A dura solidão de Maradona, sentado num meio-fio em Goiânia
Craque estava no Brasil para a disputa da Copa América de 1989
No final da noite de 1º de julho de 1989, Maradona, já consagrado pelo título na Copa de 1986 e considerado por muitos como o maior talento do futebol mundial então em atividade, aproveitou um raro instante de sossego para sentar-se num meio-fio de uma rua de Goiânia, em frente ao Castro’s Park Hotel, que hospedava a seleção da Argentina para a disputa da primeira fase da Copa América. Sua presença na cidade criou alvoroço por vários dias – ele chegara na véspera - e havia um esquema de segurança especial à sua disposição.
Mas, naquela terça-feira, após treino em dois períodos, vários jogadores já haviam se recolhido para seus quartos. Maradona, no entanto, preferiu esticar um pouco mais, deixou o hall do hotel e, mesmo vigiado à distância por seguranças, ficou sozinho, a contemplar o silêncio ao seu redor, sem ninguém por perto.
Parecia pensativo quando, por acaso, nós o avistamos. Estávamos eu, como recém-contratado, e o repórter Nogueira Neto, ambos pelo hoje extinto Jornal do Sports, fazendo dupla na cobertura do Grupo B da Copa (formado por Argentina, Uruguai, Chile, Equador e Bolívia). Voltávamos a pé do jantar e seguíamos para o Hotel Umuarama. Surpreendidos com aquele encontro totalmente imprevisto, e sem a presença de fãs, fotógrafos e policiais que pudessem impedir nossa aproximação, fomos cumprimentá-lo.
Nogueira, mais experiente e com bom conhecimento da língua espanhola, conquistou rapidamente a simpatia de Maradona.

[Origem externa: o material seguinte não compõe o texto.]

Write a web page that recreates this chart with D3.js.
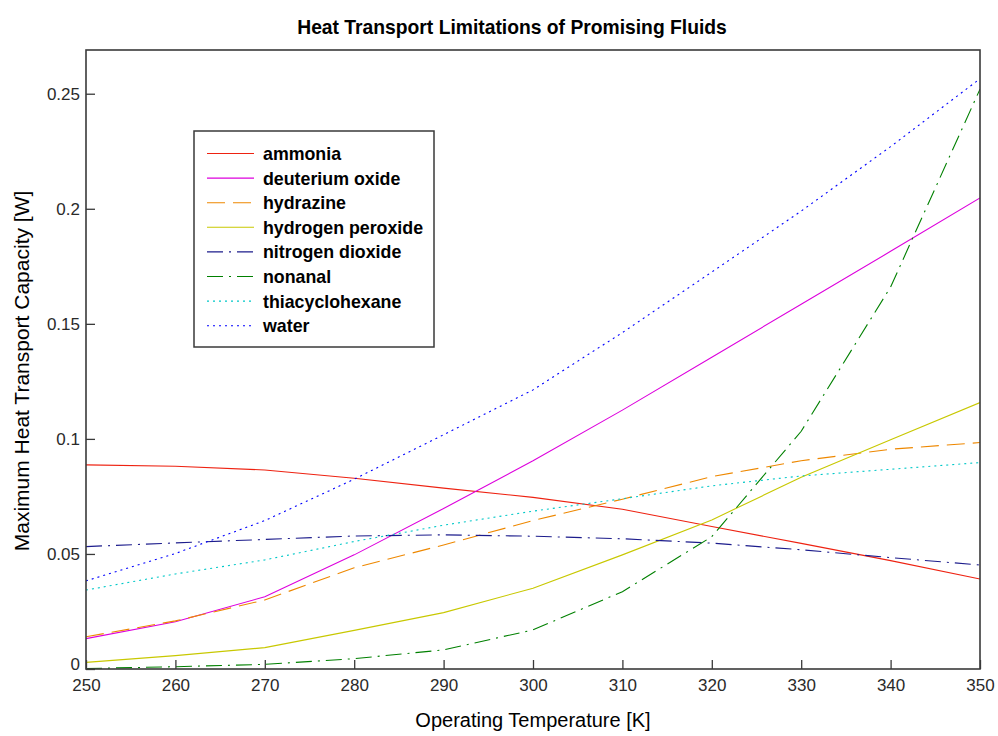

Isso ficou evidente quando ele disse que era amigo de Alemão e Careca, então companheiros do argentino no Nápoli.
Gentil, Maradona o acolheu com bom humor, algumas gargalhadas, e acabou engrenando uma conversa com Nogueira por mais de 30 minutos. O bate papo virou entrevista, publicada no dia seguinte pelo JS. O craque falou sobre a competição, o seu momento na Itália, futebol brasileiro e também fez um desabafo.
Disse que o que mais queria na vida era poder caminhar como qualquer outra pessoa pelas ruas de Buenos Aires, ter o direito de entrar numa sorveteria ou num café da capital argentina sem o assédio de ninguém, viver como um cidadão comum. Mas, sabia, que isso jamais seria possível.
Diante da notícia da morte de Maradona, o passo a passo daquela noite, em Goiânia, foi reavivado nesta quarta-feira por Nogueira Neto. “Aquilo que aconteceu comigo foi como um minerador ter encontrado um diamante, que na linguagem deles é um bamburro. Ninguém chagava perto do Dieguito, mas não era ele que impunha essas regras. Ao contrário, o Maradona sempre teve a humildade como princípio no trato com as pessoas. Estou muito triste com esse desfecho, mais ainda pelas consequências nefastas das drogas”, disse o jornalista ao Terra.